Agenda 07/07/2015 às 15:24

Analisa o instituto da desaposentação diante do princípio do não confisco tributário, haja vista o princípio do caráter contributivo da previdência social, do princípio necessário reflexo do salário de contribuição em benefício e a proibição do confisco.

Introdução

O presente trabalho tem como escopo analisar o instituto da desaposentação criado e utilizado para amparar o direito de contraprestação dos segurados aposentados que permanecem exercendo ou retornando em suas atividades laborais e vertendo contribuições para Seguridade Social depois de aposentado.

Será abordado acerca dos princípios constitucionais que amparam à desaposentação e a possibilidade de sua concessão, entre eles o princípio do não confisco tributário.

Hodiernamente temos em nosso sistema pátrio a obrigatoriedade do segurado aposentado que retorna ou permanece trabalhando e financiando a Seguridade Social, lembrando que por estar aposentado este segurado não goza dos benefícios previdenciários por existir uma lacuna na legislação.
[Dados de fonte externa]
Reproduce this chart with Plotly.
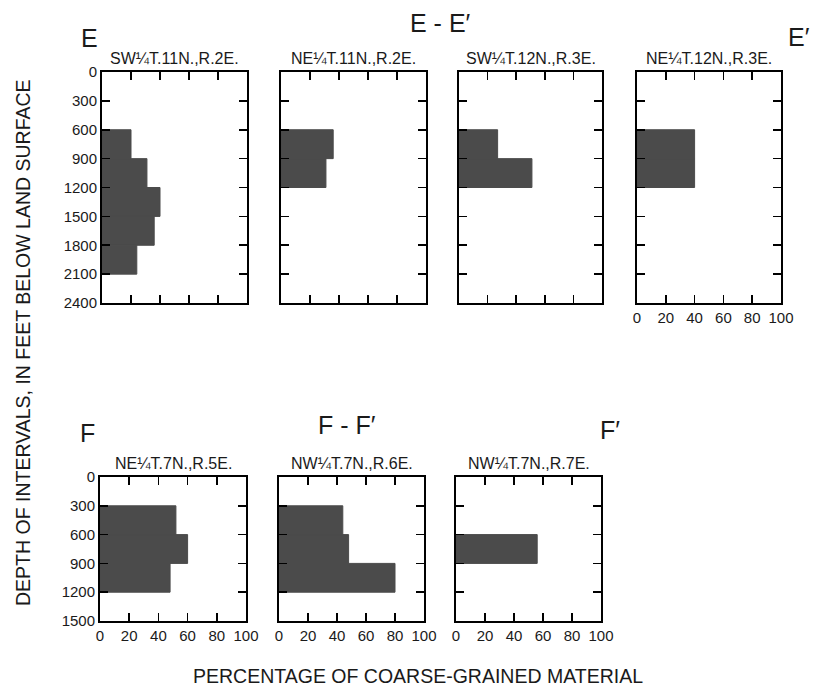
import plotly.graph_objects as go

# ---------------- data ----------------
interval = 300  # feet per interval

# E - E' section
e_titles = ["SW¼T.11N.,R.2E.", "NE¼T.11N.,R.2E.", "SW¼T.12N.,R.3E.", "NE¼T.12N.,R.3E."]
e1_top = [600, 900, 1200, 1500, 1800]
e1_pct = [20, 31, 40, 36, 24]
e2_top = [600, 900]
e2_pct = [36, 31]
e3_top = [600, 900]
e3_pct = [27, 51]
e4_top = [600, 900]
e4_pct = [40, 40]

# F - F' section
f_titles = ["NE¼T.7N.,R.5E.", "NW¼T.7N.,R.6E.", "NW¼T.7N.,R.7E."]
f1_top = [300, 600, 900]
f1_pct = [52, 60, 48]
f2_top = [300, 600, 900]
f2_pct = [44, 48, 80]
f3_top = [600]
f3_pct = [56]

x_ticks = [0, 20, 40, 60, 80, 100]
e_depth_ticks = [0, 300, 600, 900, 1200, 1500, 1800, 2100, 2400]
f_depth_ticks = [0, 300, 600, 900, 1200, 1500]

# ---------------- layout helpers ----------------
W, H = 814, 690
FONT = "Liberation Sans, Arial, Helvetica, sans-serif"
BAR = "#4b4b4b"
INK = "#1a1a1a"


def px_x(p):
    return p / W


def px_y(p):
    return 1 - p / H


panels = [
    # (tops, pct, title, x0, x1, y0, y1, maxdepth, yticks, show_y_labels, show_x_labels)
    (e1_top, e1_pct, e_titles[0], 102, 247, 72, 303, 2400, e_depth_ticks, True, False),
    (e2_top, e2_pct, e_titles[1], 281, 426, 72, 303, 2400, e_depth_ticks, False, False),
    (e3_top, e3_pct, e_titles[2], 459, 602, 72, 303, 2400, e_depth_ticks, False, False),
    (e4_top, e4_pct, e_titles[3], 637, 781, 72, 303, 2400, e_depth_ticks, False, True),
    (f1_top, f1_pct, f_titles[0], 100, 246, 477, 621, 1500, f_depth_ticks, True, True),
    (f2_top, f2_pct, f_titles[1], 279, 424, 477, 621, 1500, f_depth_ticks, False, True),
    (f3_top, f3_pct, f_titles[2], 456, 601, 477, 621, 1500, f_depth_ticks, False, True),
]

fig = go.Figure()
layout = {}
annotations = []

for i, (tops, pct, title, x0, x1, y0, y1, maxd, yt, sy, sx) in enumerate(panels, start=1):
    xa = "x" if i == 1 else f"x{i}"
    ya = "y" if i == 1 else f"y{i}"
    mids = [t + interval / 2 for t in tops]
    fig.add_trace(go.Bar(
        x=pct, y=mids, orientation="h", width=interval,
        marker=dict(color=BAR, line=dict(width=1, color=BAR)),
        xaxis=xa, yaxis=ya, showlegend=False, hoverinfo="skip",
    ))
    xkey = "xaxis" if i == 1 else f"xaxis{i}"
    ykey = "yaxis" if i == 1 else f"yaxis{i}"
    layout[xkey] = dict(
        domain=[px_x(x0), px_x(x1)], range=[0, 100], anchor=ya,
        tickvals=x_ticks, ticks="inside", ticklen=8, tickwidth=1.6, tickcolor="black",
        showline=True, linecolor="black", linewidth=2, mirror="ticks",
        showgrid=False, zeroline=False, showticklabels=sx, automargin=False,
        tickfont=dict(family=FONT, size=15, color=INK),
        fixedrange=True,
    )
    layout[ykey] = dict(
        domain=[px_y(y1), px_y(y0)], range=[maxd, 0], anchor=xa,
        tickvals=yt, ticks="inside", ticklen=8, tickwidth=1.6, tickcolor="black",
        showline=True, linecolor="black", linewidth=2, mirror="ticks",
        showgrid=False, zeroline=False, showticklabels=sy, automargin=False,
        tickfont=dict(family=FONT, size=15, color=INK),
        fixedrange=True,
    )
    annotations.append(dict(
        text=title, x=px_x((x0 + x1) / 2), y=px_y(y0 - 14), xref="paper", yref="paper",
        xanchor="center", yanchor="middle", showarrow=False,
        font=dict(family=FONT, size=16, color=INK),
    ))


def big(text, x, y, anchor="center", size=25):
    annotations.append(dict(
        text=text, x=px_x(x), y=px_y(y), xref="paper", yref="paper",
        xanchor=anchor, yanchor="middle", showarrow=False,
        font=dict(family=FONT, size=size, color=INK),
    ))


big("E", 79, 38, "left")
big("E - E′", 440, 23)
big("E′", 786, 37, "left")
big("F", 78, 433, "left")
big("F - F′", 347, 425)
big("F′", 598, 430, "left")

annotations.append(dict(
    text="DEPTH OF INTERVALS, IN FEET BELOW LAND SURFACE",
    x=px_x(23), y=px_y(343), xref="paper", yref="paper", textangle=-90,
    xanchor="center", yanchor="middle", showarrow=False,
    font=dict(family=FONT, size=19.5, color=INK),
))
annotations.append(dict(
    text="PERCENTAGE OF COARSE-GRAINED MATERIAL",
    x=px_x(418), y=px_y(676), xref="paper", yref="paper",
    xanchor="center", yanchor="middle", showarrow=False,
    font=dict(family=FONT, size=19.5, color=INK),
))

fig.update_layout(
    width=W, height=H,
    margin=dict(l=0, r=0, t=0, b=0, pad=0),
    paper_bgcolor="white", plot_bgcolor="white",
    annotations=annotations,
    showlegend=False,
    **layout,
)

fig.write_html(
    "out.html",
    config={"displayModeBar": False, "staticPlot": True},
    post_script="document.body.style.margin='0';",
)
Daí o surgimento do instituto da desaposentação.

Análise do Instituito da Desapontação

O financiamento da seguridade social segundo a Constituição Federal (CF) em seu artigo 195 “[...] será financiada por toda sociedade, de forma direta e indireta, nos termos da lei, mediante recursos provenientes dos orçamentos da União, dos Estados, do Distrito Federal e dos Municípios [...].” (BRASIL, 1988).

O custeio previdenciário é uma obrigação tributária.

Assim, vemos que todos são compelidos a contribuir para o financiamento da seguridade social. No caso em especial estaremos focados nos segurados obrigatórios empregados já aposentados que permanecem trabalhando e continuam contribuintes do financiamento da seguridade social.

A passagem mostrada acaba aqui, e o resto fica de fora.